DIRECTIVE ▸ Copy everything in the listing below word for word, apart from any images.

— Start —

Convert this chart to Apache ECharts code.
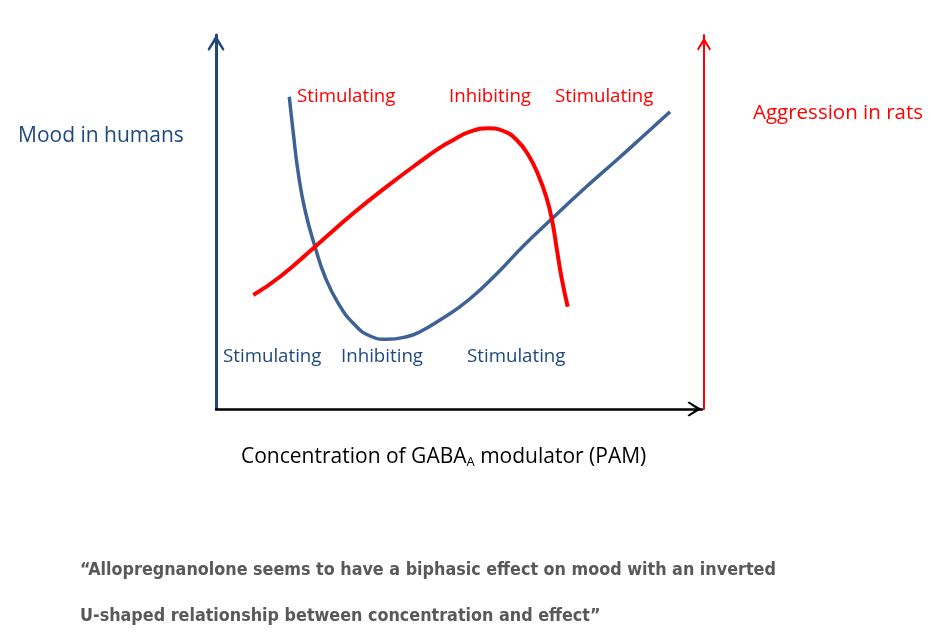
<!DOCTYPE html>
<html>
<head>
<meta charset="utf-8">
<script src="https://cdn.jsdelivr.net/npm/echarts@6/dist/echarts.min.js"></script>
<style>
html,body{margin:0;padding:0;background:#fff;}
#chart{width:943px;height:636px;}
</style>
</head>
<body>
<div id="chart"></div>
<script>
// Concentration (arbitrary units, 0-100) and response (arbitrary units, 0-100)
var moodX = [15.08, 15.91, 16.93, 18.31, 20.37, 22.43, 25.16, 28.25, 31.69, 35.12, 39.24, 41.98, 46.09, 50.21, 54.32, 58.44, 63.23, 68.72, 75.58, 82.45, 88.27, 93.42];
var moodY = [83.50, 73.72, 63.02, 53.21, 43.40, 35.37, 28.26, 22.91, 19.52, 18.64, 19.33, 20.67, 23.80, 27.35, 31.82, 37.03, 43.58, 50.40, 58.69, 66.58, 73.40, 79.49];
var aggrX = [7.67, 13.17, 20.37, 28.25, 35.12, 41.98, 46.09, 48.83, 52.26, 56.03, 59.12, 61.87, 64.26, 66.32, 68.04, 69.20, 70.10, 71.13, 72.37];
var aggrY = [30.48, 35.37, 43.40, 52.33, 59.44, 66.12, 69.87, 71.93, 74.14, 75.05, 74.33, 71.93, 67.91, 62.57, 56.34, 50.08, 42.97, 34.95, 27.35];
var redLabels = ['Stimulating', 'Inhibiting', 'Stimulating'];
var blueLabels = ['Stimulating', 'Inhibiting', 'Stimulating'];
var leftAxisName = 'Mood in humans';
var rightAxisName = 'Aggression in rats';
var quoteLines = ['\u201CAllopregnanolone seems to have a biphasic effect on mood with an inverted',
                  'U-shaped relationship between concentration and effect\u201D'];

function pairs(xs, ys) { return xs.map(function (x, i) { return [x, ys[i]]; }); }

var chevron = 'path://M50,0 L100,84 L91,94 L50,32 L9,94 L0,84 Z';
var FONT = 'Open Sans';
var LBL = '18.7px "' + FONT + '"';

var chart = echarts.init(document.getElementById('chart'), null, {renderer: 'canvas'});
chart.setOption({
  backgroundColor: '#ffffff',
  animation: false,
  grid: {left: 216, right: 241, top: 35, bottom: 227},
  xAxis: {
    type: 'value', min: 0, max: 100,
    axisLine: {show: true, lineStyle: {color: '#000', width: 2.5},
      symbol: ['none', chevron], symbolSize: [15, 15], symbolOffset: [0, -7.5]},
    axisTick: {show: false}, axisLabel: {show: false}, splitLine: {show: false}
  },
  yAxis: [{
    type: 'value', min: 0, max: 100, position: 'left',
    axisLine: {show: true, lineStyle: {color: '#1f497d', width: 3},
      symbol: ['none', chevron], symbolSize: [18, 16], symbolOffset: [0, -8]},
    axisTick: {show: false}, axisLabel: {show: false}, splitLine: {show: false}
  }, {
    type: 'value', min: 0, max: 100, position: 'right', offset: 2,
    axisLine: {show: true, lineStyle: {color: '#ff0000', width: 2},
      symbol: ['none', chevron], symbolSize: [18, 13], symbolOffset: [0, -9]},
    axisTick: {show: false}, axisLabel: {show: false}, splitLine: {show: false}
  }],
  series: [{
    type: 'line', data: pairs(moodX, moodY), smooth: 0.5, showSymbol: false,
    lineStyle: {color: '#3f6294', width: 3.5}, z: 3
  }, {
    type: 'line', data: pairs(aggrX, aggrY), smooth: 0.5, showSymbol: false,
    lineStyle: {color: '#ff0000', width: 4}, z: 4
  }],
  graphic: [
    {type: 'text', left: 297, top: 87, style: {text: redLabels[0], fill: '#ff0000', font: LBL}},
    {type: 'text', left: 449, top: 87, style: {text: redLabels[1], fill: '#ff0000', font: LBL}},
    {type: 'text', left: 555, top: 87, style: {text: redLabels[2], fill: '#ff0000', font: LBL}},
    {type: 'text', left: 223, top: 347, style: {text: blueLabels[0], fill: '#1f497d', font: LBL}},
    {type: 'text', left: 341, top: 347, style: {text: blueLabels[1], fill: '#1f497d', font: LBL}},
    {type: 'text', left: 467, top: 347, style: {text: blueLabels[2], fill: '#1f497d', font: LBL}},
    {type: 'text', left: 18, top: 126, style: {text: leftAxisName, fill: '#1f497d', font: '21px "' + FONT + '"'}},
    {type: 'text', left: 753, top: 103, style: {text: rightAxisName, fill: '#ff0000', font: '20.5px "' + FONT + '"'}},
    {type: 'text', left: 241, top: 447, style: {
      text: '{a|Concentration of GABA}{s|A}{a| modulator (PAM)}',
      rich: {a: {fill: '#000', font: '21px "' + FONT + '"'}, s: {fill: '#000', font: '13px "' + FONT + '"', padding: [10, 0, 0, 0]}}
    }},
    {type: 'text', left: 80, top: 561, style: {text: quoteLines[0], fill: '#595959', font: 'bold 17.8px "DejaVu Sans Condensed"'}},
    {type: 'text', left: 80, top: 607, style: {text: quoteLines[1], fill: '#595959', font: 'bold 17.8px "DejaVu Sans Condensed"'}}
  ]
});
</script>
</body>
</html>
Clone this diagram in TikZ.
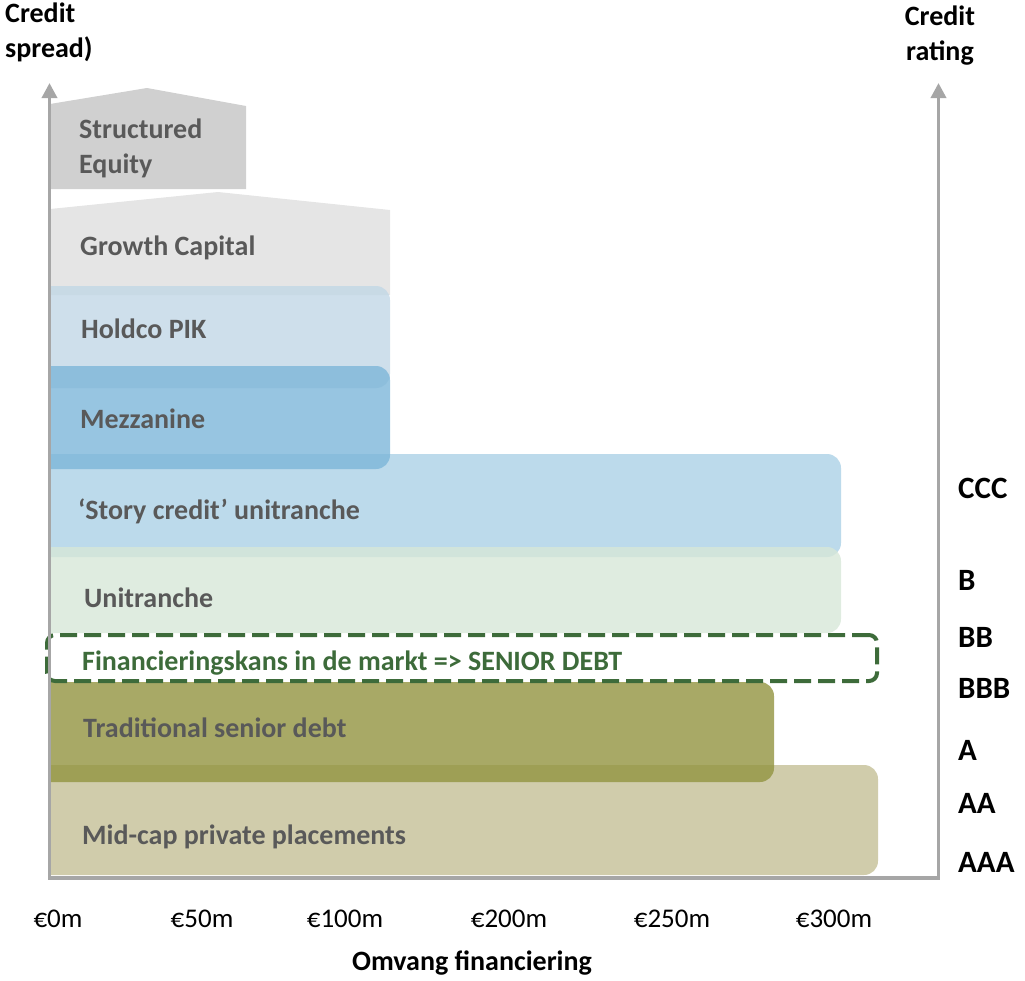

— End —

EXERCISE RESPONSE ▸
Convert this chart to Apache ECharts code.
<!DOCTYPE html>
<html>
<head>
<meta charset="utf-8">
<script src="https://cdn.jsdelivr.net/npm/echarts@6/dist/echarts.min.js"></script>
<style>
html,body{margin:0;padding:0;background:#fff;}
#chart{width:943px;height:636px;}
</style>
</head>
<body>
<div id="chart"></div>
<script>
// Concentration (arbitrary units, 0-100) and response (arbitrary units, 0-100)
var moodX = [15.08, 15.91, 16.93, 18.31, 20.37, 22.43, 25.16, 28.25, 31.69, 35.12, 39.24, 41.98, 46.09, 50.21, 54.32, 58.44, 63.23, 68.72, 75.58, 82.45, 88.27, 93.42];
var moodY = [83.50, 73.72, 63.02, 53.21, 43.40, 35.37, 28.26, 22.91, 19.52, 18.64, 19.33, 20.67, 23.80, 27.35, 31.82, 37.03, 43.58, 50.40, 58.69, 66.58, 73.40, 79.49];
var aggrX = [7.67, 13.17, 20.37, 28.25, 35.12, 41.98, 46.09, 48.83, 52.26, 56.03, 59.12, 61.87, 64.26, 66.32, 68.04, 69.20, 70.10, 71.13, 72.37];
var aggrY = [30.48, 35.37, 43.40, 52.33, 59.44, 66.12, 69.87, 71.93, 74.14, 75.05, 74.33, 71.93, 67.91, 62.57, 56.34, 50.08, 42.97, 34.95, 27.35];
var redLabels = ['Stimulating', 'Inhibiting', 'Stimulating'];
var blueLabels = ['Stimulating', 'Inhibiting', 'Stimulating'];
var leftAxisName = 'Mood in humans';
var rightAxisName = 'Aggression in rats';
var quoteLines = ['\u201CAllopregnanolone seems to have a biphasic effect on mood with an inverted',
                  'U-shaped relationship between concentration and effect\u201D'];

function pairs(xs, ys) { return xs.map(function (x, i) { return [x, ys[i]]; }); }

var chevron = 'path://M50,0 L100,84 L91,94 L50,32 L9,94 L0,84 Z';
var FONT = 'Open Sans';
var LBL = '18.7px "' + FONT + '"';

var chart = echarts.init(document.getElementById('chart'), null, {renderer: 'canvas'});
chart.setOption({
  backgroundColor: '#ffffff',
  animation: false,
  grid: {left: 216, right: 241, top: 35, bottom: 227},
  xAxis: {
    type: 'value', min: 0, max: 100,
    axisLine: {show: true, lineStyle: {color: '#000', width: 2.5},
      symbol: ['none', chevron], symbolSize: [15, 15], symbolOffset: [0, -7.5]},
    axisTick: {show: false}, axisLabel: {show: false}, splitLine: {show: false}
  },
  yAxis: [{
    type: 'value', min: 0, max: 100, position: 'left',
    axisLine: {show: true, lineStyle: {color: '#1f497d', width: 3},
      symbol: ['none', chevron], symbolSize: [18, 16], symbolOffset: [0, -8]},
    axisTick: {show: false}, axisLabel: {show: false}, splitLine: {show: false}
  }, {
    type: 'value', min: 0, max: 100, position: 'right', offset: 2,
    axisLine: {show: true, lineStyle: {color: '#ff0000', width: 2},
      symbol: ['none', chevron], symbolSize: [18, 13], symbolOffset: [0, -9]},
    axisTick: {show: false}, axisLabel: {show: false}, splitLine: {show: false}
  }],
  series: [{
    type: 'line', data: pairs(moodX, moodY), smooth: 0.5, showSymbol: false,
    lineStyle: {color: '#3f6294', width: 3.5}, z: 3
  }, {
    type: 'line', data: pairs(aggrX, aggrY), smooth: 0.5, showSymbol: false,
    lineStyle: {color: '#ff0000', width: 4}, z: 4
  }],
  graphic: [
    {type: 'text', left: 297, top: 87, style: {text: redLabels[0], fill: '#ff0000', font: LBL}},
    {type: 'text', left: 449, top: 87, style: {text: redLabels[1], fill: '#ff0000', font: LBL}},
    {type: 'text', left: 555, top: 87, style: {text: redLabels[2], fill: '#ff0000', font: LBL}},
    {type: 'text', left: 223, top: 347, style: {text: blueLabels[0], fill: '#1f497d', font: LBL}},
    {type: 'text', left: 341, top: 347, style: {text: blueLabels[1], fill: '#1f497d', font: LBL}},
    {type: 'text', left: 467, top: 347, style: {text: blueLabels[2], fill: '#1f497d', font: LBL}},
    {type: 'text', left: 18, top: 126, style: {text: leftAxisName, fill: '#1f497d', font: '21px "' + FONT + '"'}},
    {type: 'text', left: 753, top: 103, style: {text: rightAxisName, fill: '#ff0000', font: '20.5px "' + FONT + '"'}},
    {type: 'text', left: 241, top: 447, style: {
      text: '{a|Concentration of GABA}{s|A}{a| modulator (PAM)}',
      rich: {a: {fill: '#000', font: '21px "' + FONT + '"'}, s: {fill: '#000', font: '13px "' + FONT + '"', padding: [10, 0, 0, 0]}}
    }},
    {type: 'text', left: 80, top: 561, style: {text: quoteLines[0], fill: '#595959', font: 'bold 17.8px "DejaVu Sans Condensed"'}},
    {type: 'text', left: 80, top: 607, style: {text: quoteLines[1], fill: '#595959', font: 'bold 17.8px "DejaVu Sans Condensed"'}}
  ]
});
</script>
</body>
</html>
Clone this diagram in TikZ.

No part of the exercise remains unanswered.